━━━━━ Data shown ━━━━━

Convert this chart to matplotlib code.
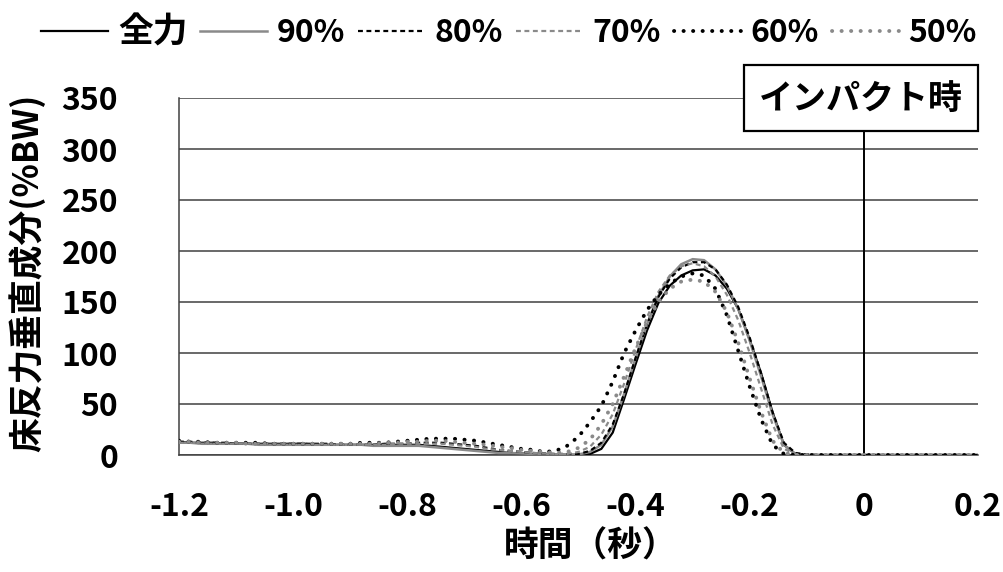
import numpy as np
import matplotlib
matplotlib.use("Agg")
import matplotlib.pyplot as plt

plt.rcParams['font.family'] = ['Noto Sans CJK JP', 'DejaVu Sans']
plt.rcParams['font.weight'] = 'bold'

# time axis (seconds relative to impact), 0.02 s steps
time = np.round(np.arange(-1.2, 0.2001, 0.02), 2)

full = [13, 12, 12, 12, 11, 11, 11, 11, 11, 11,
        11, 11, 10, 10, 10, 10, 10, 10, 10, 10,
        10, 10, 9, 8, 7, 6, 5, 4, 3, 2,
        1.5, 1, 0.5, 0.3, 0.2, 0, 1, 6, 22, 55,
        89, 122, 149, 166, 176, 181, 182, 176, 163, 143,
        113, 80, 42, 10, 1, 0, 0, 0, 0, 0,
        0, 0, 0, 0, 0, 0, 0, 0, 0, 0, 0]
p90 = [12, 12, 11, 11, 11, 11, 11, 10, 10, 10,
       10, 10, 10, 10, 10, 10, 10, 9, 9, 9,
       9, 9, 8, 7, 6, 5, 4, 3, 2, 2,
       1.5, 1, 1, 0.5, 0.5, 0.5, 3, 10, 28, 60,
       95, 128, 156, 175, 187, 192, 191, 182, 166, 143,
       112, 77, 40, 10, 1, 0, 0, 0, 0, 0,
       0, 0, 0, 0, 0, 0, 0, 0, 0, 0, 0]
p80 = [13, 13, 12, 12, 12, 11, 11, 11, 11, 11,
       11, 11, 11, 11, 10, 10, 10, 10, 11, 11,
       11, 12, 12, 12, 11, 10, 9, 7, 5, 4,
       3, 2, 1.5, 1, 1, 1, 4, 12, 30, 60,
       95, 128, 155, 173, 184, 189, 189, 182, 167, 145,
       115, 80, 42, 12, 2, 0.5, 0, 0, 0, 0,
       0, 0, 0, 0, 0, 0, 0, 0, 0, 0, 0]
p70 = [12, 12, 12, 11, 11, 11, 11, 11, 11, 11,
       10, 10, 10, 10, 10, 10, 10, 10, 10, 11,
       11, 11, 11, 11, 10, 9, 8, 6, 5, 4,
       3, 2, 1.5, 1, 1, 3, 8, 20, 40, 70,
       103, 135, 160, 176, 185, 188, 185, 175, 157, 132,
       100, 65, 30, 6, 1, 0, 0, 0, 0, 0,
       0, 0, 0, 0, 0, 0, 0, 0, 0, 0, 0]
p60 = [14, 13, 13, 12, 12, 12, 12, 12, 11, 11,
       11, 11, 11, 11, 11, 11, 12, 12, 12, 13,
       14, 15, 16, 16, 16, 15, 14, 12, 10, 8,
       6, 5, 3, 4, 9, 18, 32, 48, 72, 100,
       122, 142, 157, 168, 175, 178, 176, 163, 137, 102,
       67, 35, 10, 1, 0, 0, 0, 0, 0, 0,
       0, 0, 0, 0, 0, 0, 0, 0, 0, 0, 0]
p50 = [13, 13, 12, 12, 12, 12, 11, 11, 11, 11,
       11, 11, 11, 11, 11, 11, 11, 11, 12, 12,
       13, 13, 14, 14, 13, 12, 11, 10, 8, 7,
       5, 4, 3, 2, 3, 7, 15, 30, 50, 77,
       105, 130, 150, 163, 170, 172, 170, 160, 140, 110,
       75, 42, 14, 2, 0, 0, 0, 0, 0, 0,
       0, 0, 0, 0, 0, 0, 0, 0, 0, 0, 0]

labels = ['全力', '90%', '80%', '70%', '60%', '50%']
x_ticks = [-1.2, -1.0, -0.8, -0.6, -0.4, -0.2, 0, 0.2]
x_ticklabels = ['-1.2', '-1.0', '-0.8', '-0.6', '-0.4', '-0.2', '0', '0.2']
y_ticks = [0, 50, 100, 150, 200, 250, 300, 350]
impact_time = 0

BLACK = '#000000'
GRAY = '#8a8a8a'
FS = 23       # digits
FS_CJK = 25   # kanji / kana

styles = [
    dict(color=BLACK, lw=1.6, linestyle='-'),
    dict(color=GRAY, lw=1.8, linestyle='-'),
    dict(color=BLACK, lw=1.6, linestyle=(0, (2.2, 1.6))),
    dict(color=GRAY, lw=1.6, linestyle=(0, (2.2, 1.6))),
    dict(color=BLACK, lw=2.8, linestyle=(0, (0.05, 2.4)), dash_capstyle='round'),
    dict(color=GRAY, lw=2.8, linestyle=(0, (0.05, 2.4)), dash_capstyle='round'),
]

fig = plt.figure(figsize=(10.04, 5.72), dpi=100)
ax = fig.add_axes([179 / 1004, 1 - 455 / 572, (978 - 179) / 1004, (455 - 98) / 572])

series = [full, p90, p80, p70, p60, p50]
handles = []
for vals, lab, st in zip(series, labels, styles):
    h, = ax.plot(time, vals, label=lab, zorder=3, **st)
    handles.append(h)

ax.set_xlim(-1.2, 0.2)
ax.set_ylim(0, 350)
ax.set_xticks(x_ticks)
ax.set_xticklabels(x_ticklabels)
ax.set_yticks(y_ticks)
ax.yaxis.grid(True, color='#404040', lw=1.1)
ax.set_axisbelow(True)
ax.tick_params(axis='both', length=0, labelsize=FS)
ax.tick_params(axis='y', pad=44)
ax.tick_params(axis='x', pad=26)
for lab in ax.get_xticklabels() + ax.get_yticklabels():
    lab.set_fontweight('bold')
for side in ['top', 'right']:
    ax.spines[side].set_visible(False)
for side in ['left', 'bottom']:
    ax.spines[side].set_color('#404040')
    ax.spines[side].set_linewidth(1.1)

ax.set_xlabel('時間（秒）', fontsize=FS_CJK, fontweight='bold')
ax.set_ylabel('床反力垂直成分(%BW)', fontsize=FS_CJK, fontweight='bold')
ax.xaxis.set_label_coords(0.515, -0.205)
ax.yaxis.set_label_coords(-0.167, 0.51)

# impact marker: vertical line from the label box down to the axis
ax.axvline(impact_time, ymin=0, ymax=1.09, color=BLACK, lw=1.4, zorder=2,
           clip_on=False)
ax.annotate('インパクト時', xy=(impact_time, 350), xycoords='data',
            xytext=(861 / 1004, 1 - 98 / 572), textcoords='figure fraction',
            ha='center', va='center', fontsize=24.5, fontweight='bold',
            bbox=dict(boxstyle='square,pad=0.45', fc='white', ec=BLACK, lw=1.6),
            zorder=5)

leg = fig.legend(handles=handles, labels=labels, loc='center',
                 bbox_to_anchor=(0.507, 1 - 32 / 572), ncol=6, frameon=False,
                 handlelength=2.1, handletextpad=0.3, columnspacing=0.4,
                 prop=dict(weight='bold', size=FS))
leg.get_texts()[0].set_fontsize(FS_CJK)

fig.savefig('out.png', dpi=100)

━━━━━

> Task brief:
Exactly restate the lines from the beginning of the data through the line with "plt.rcParams['font.weight'] = 'bold'", and no others, keeping pictures out.

> Solution:
Convert this chart to matplotlib code.
import numpy as np
import matplotlib
matplotlib.use("Agg")
import matplotlib.pyplot as plt

plt.rcParams['font.family'] = ['Noto Sans CJK JP', 'DejaVu Sans']
plt.rcParams['font.weight'] = 'bold'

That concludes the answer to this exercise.